─── Dataset extract
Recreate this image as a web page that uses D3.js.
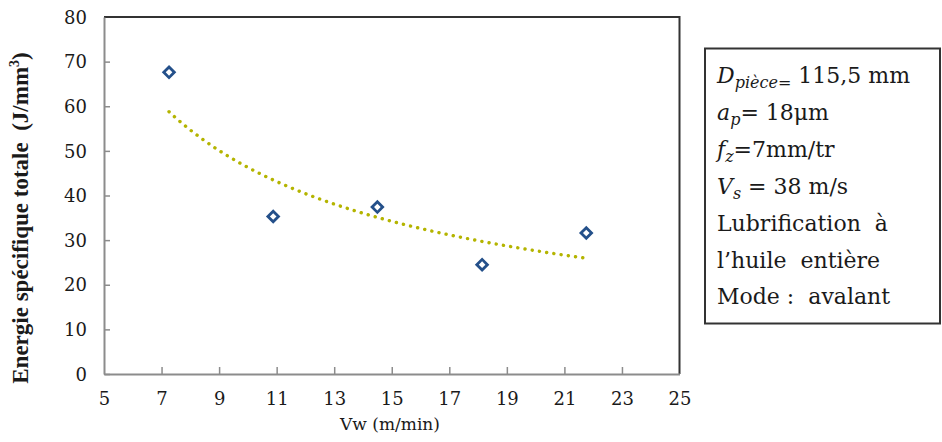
<!DOCTYPE html>
<html><head><meta charset="utf-8">
<script src="https://cdn.jsdelivr.net/npm/d3@7"></script>
<style>
body{margin:0;background:#fff;}
svg{display:block;}
</style></head>
<body>
<svg id="chart" width="942" height="442"></svg>
<script>
const vw = [7.26, 10.88, 14.5, 18.14, 21.76];
const energy = [67.6, 35.3, 37.4, 24.5, 31.6];
const xTicks = [5, 7, 9, 11, 13, 15, 17, 19, 21, 23, 25];
const yTicks = [0, 10, 20, 30, 40, 50, 60, 70, 80];

(function () {
const svg = d3.select("#chart");
const pL = 104, pR = 679.5, pT = 17, pB = 374;
const x = d3.scaleLinear().domain([5, 25]).range([pL, pR]);
const y = d3.scaleLinear().domain([0, 80]).range([pB, pT]);
const serif = "'Liberation Serif', serif";
const wide = "'DejaVu Serif', serif";

// frame top/right
svg.append("path")
  .attr("d", `M${pL},${pT}H${pR}V${pB}`)
  .attr("fill", "none").attr("stroke", "#333").attr("stroke-width", 2);

// axes
const xAxis = svg.append("g").attr("transform", `translate(0,${pB})`)
  .call(d3.axisBottom(x).tickValues(xTicks).tickSize(7).tickSizeOuter(0).tickFormat(d3.format("d")));
const yAxis = svg.append("g").attr("transform", `translate(${pL},0)`)
  .call(d3.axisLeft(y).tickValues(yTicks).tickSize(6).tickSizeOuter(0).tickFormat(d3.format("d")));
[xAxis, yAxis].forEach(g => {
  g.select(".domain").attr("stroke", "#8c8c8c").attr("stroke-width", 2);
  g.selectAll(".tick line").attr("stroke", "#8c8c8c").attr("stroke-width", 1.5);
  g.selectAll(".tick text").attr("fill", "#1a1a1a").style("font-family", wide).style("font-size", "18px");
});
xAxis.selectAll(".tick line").attr("y2", -7);
xAxis.selectAll(".tick text").attr("y", 18);
yAxis.selectAll(".tick line").attr("x2", 6).attr("x1", 0);
yAxis.selectAll(".tick text").attr("x", -17).attr("dy", "0.34em");
yAxis.selectAll(".tick").filter(d => d === 80).select("line").remove();
xAxis.selectAll(".tick").filter(d => d === 5 || d === 25).select("line").remove();

// power trendline fit from the data
const lx = vw.map(Math.log), ly = energy.map(Math.log);
const mx = d3.mean(lx), my = d3.mean(ly);
const b = d3.sum(lx.map((v, i) => (v - mx) * (ly[i] - my))) / d3.sum(lx.map(v => (v - mx) ** 2));
const a = Math.exp(my - b * mx);
const xs = d3.range(0, 101).map(i => vw[0] + (vw[vw.length - 1] - vw[0]) * i / 100);
svg.append("path")
  .datum(xs)
  .attr("d", d3.line().x(d => x(d)).y(d => y(a * Math.pow(d, b))))
  .attr("fill", "none").attr("stroke", "#b4b400").attr("stroke-width", 3.4)
  .attr("stroke-linecap", "round").attr("stroke-dasharray", "0.1 7.2");

// markers
svg.selectAll("path.pt").data(vw).enter().append("path")
  .attr("class", "pt")
  .attr("d", d3.symbol().type(d3.symbolSquare).size(56))
  .attr("transform", (d, i) => `translate(${x(d)},${y(energy[i])}) rotate(45)`)
  .attr("fill", "#fff").attr("stroke", "#24508a").attr("stroke-width", 2.8);

// axis titles
svg.append("text").attr("x", 390).attr("y", 430).attr("text-anchor", "middle")
  .style("font-family", wide).style("font-size", "17px").attr("fill", "#1a1a1a")
  .text("Vw (m/min)");
const yl = svg.append("text").attr("transform", "translate(28,218) rotate(-90)")
  .attr("text-anchor", "middle").style("font-family", serif).style("font-size", "23px")
  .style("font-weight", "bold").attr("fill", "#1a1a1a")
  .attr("xml:space", "preserve").style("white-space", "pre");
yl.append("tspan").text("Energie spécifique totale  (J/mm");
yl.append("tspan").attr("dy", -9).style("font-size", "14px").text("3");
yl.append("tspan").attr("dy", 9).text(")");

// info box
svg.append("rect").attr("x", 705).attr("y", 48.5).attr("width", 235).attr("height", 275)
  .attr("fill", "#fff").attr("stroke", "#333").attr("stroke-width", 2);
const fs = "22px";
const lines = [
  [["D", "i"], ["pièce=", "sub"], [" 115,5 mm", ""]],
  [["a", "i"], ["p", "sub"], ["= 18μm", ""]],
  [["f", "i"], ["z", "sub"], ["=7mm/tr", ""]],
  [["V", "i"], ["s", "sub"], [" = 38 m/s", ""]],
  [["Lubrification  à", ""]],
  [["l’huile  entière", ""]],
  [["Mode :  avalant", ""]]
];
const baselines = [83, 120, 157, 194, 231, 268, 304];
lines.forEach((ln, k) => {
  const t = svg.append("text").attr("x", 717).attr("y", baselines[k])
    .style("font-family", wide).style("font-size", fs).attr("fill", "#1a1a1a")
    .attr("xml:space", "preserve").style("white-space", "pre");
  let sub = false;
  ln.forEach(([s, st]) => {
    const ts = t.append("tspan").text(s);
    if (st === "i") ts.style("font-style", "italic");
    if (st === "sub") { ts.style("font-style", "italic").style("font-size", "16px").attr("dy", 5); sub = true; }
    else if (sub) { ts.attr("dy", -5); sub = false; }
  });
});
})();
</script>
</body></html>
──────
- **Given task**: Without including any picture, repeat the data exactly.

- **Expected output**:
Recreate this image as a web page that uses D3.js.
<!DOCTYPE html>
<html><head><meta charset="utf-8">
<script src="https://cdn.jsdelivr.net/npm/d3@7"></script>
<style>
body{margin:0;background:#fff;}
svg{display:block;}
</style></head>
<body>
<svg id="chart" width="942" height="442"></svg>
<script>
const vw = [7.26, 10.88, 14.5, 18.14, 21.76];
const energy = [67.6, 35.3, 37.4, 24.5, 31.6];
const xTicks = [5, 7, 9, 11, 13, 15, 17, 19, 21, 23, 25];
const yTicks = [0, 10, 20, 30, 40, 50, 60, 70, 80];

(function () {
const svg = d3.select("#chart");
const pL = 104, pR = 679.5, pT = 17, pB = 374;
const x = d3.scaleLinear().domain([5, 25]).range([pL, pR]);
const y = d3.scaleLinear().domain([0, 80]).range([pB, pT]);
const serif = "'Liberation Serif', serif";
const wide = "'DejaVu Serif', serif";

// frame top/right
svg.append("path")
  .attr("d", `M${pL},${pT}H${pR}V${pB}`)
  .attr("fill", "none").attr("stroke", "#333").attr("stroke-width", 2);

// axes
const xAxis = svg.append("g").attr("transform", `translate(0,${pB})`)
  .call(d3.axisBottom(x).tickValues(xTicks).tickSize(7).tickSizeOuter(0).tickFormat(d3.format("d")));
const yAxis = svg.append("g").attr("transform", `translate(${pL},0)`)
  .call(d3.axisLeft(y).tickValues(yTicks).tickSize(6).tickSizeOuter(0).tickFormat(d3.format("d")));
[xAxis, yAxis].forEach(g => {
  g.select(".domain").attr("stroke", "#8c8c8c").attr("stroke-width", 2);
  g.selectAll(".tick line").attr("stroke", "#8c8c8c").attr("stroke-width", 1.5);
  g.selectAll(".tick text").attr("fill", "#1a1a1a").style("font-family", wide).style("font-size", "18px");
});
xAxis.selectAll(".tick line").attr("y2", -7);
xAxis.selectAll(".tick text").attr("y", 18);
yAxis.selectAll(".tick line").attr("x2", 6).attr("x1", 0);
yAxis.selectAll(".tick text").attr("x", -17).attr("dy", "0.34em");
yAxis.selectAll(".tick").filter(d => d === 80).select("line").remove();
xAxis.selectAll(".tick").filter(d => d === 5 || d === 25).select("line").remove();

// power trendline fit from the data
const lx = vw.map(Math.log), ly = energy.map(Math.log);
const mx = d3.mean(lx), my = d3.mean(ly);
const b = d3.sum(lx.map((v, i) => (v - mx) * (ly[i] - my))) / d3.sum(lx.map(v => (v - mx) ** 2));
const a = Math.exp(my - b * mx);
const xs = d3.range(0, 101).map(i => vw[0] + (vw[vw.length - 1] - vw[0]) * i / 100);
svg.append("path")
  .datum(xs)
  .attr("d", d3.line().x(d => x(d)).y(d => y(a * Math.pow(d, b))))
  .attr("fill", "none").attr("stroke", "#b4b400").attr("stroke-width", 3.4)
  .attr("stroke-linecap", "round").attr("stroke-dasharray", "0.1 7.2");

// markers
svg.selectAll("path.pt").data(vw).enter().append("path")
  .attr("class", "pt")
  .attr("d", d3.symbol().type(d3.symbolSquare).size(56))
  .attr("transform", (d, i) => `translate(${x(d)},${y(energy[i])}) rotate(45)`)
  .attr("fill", "#fff").attr("stroke", "#24508a").attr("stroke-width", 2.8);

// axis titles
svg.append("text").attr("x", 390).attr("y", 430).attr("text-anchor", "middle")
  .style("font-family", wide).style("font-size", "17px").attr("fill", "#1a1a1a")
  .text("Vw (m/min)");
const yl = svg.append("text").attr("transform", "translate(28,218) rotate(-90)")
  .attr("text-anchor", "middle").style("font-family", serif).style("font-size", "23px")
  .style("font-weight", "bold").attr("fill", "#1a1a1a")
  .attr("xml:space", "preserve").style("white-space", "pre");
yl.append("tspan").text("Energie spécifique totale  (J/mm");
yl.append("tspan").attr("dy", -9).style("font-size", "14px").text("3");
yl.append("tspan").attr("dy", 9).text(")");

// info box
svg.append("rect").attr("x", 705).attr("y", 48.5).attr("width", 235).attr("height", 275)
  .attr("fill", "#fff").attr("stroke", "#333").attr("stroke-width", 2);
const fs = "22px";
const lines = [
  [["D", "i"], ["pièce=", "sub"], [" 115,5 mm", ""]],
  [["a", "i"], ["p", "sub"], ["= 18μm", ""]],
  [["f", "i"], ["z", "sub"], ["=7mm/tr", ""]],
  [["V", "i"], ["s", "sub"], [" = 38 m/s", ""]],
  [["Lubrification  à", ""]],
  [["l’huile  entière", ""]],
  [["Mode :  avalant", ""]]
];
const baselines = [83, 120, 157, 194, 231, 268, 304];
lines.forEach((ln, k) => {
  const t = svg.append("text").attr("x", 717).attr("y", baselines[k])
    .style("font-family", wide).style("font-size", fs).attr("fill", "#1a1a1a")
    .attr("xml:space", "preserve").style("white-space", "pre");
  let sub = false;
  ln.forEach(([s, st]) => {
    const ts = t.append("tspan").text(s);
    if (st === "i") ts.style("font-style", "italic");
    if (st === "sub") { ts.style("font-style", "italic").style("font-size", "16px").attr("dy", 5); sub = true; }
    else if (sub) { ts.attr("dy", -5); sub = false; }
  });
});
})();
</script>
</body></html>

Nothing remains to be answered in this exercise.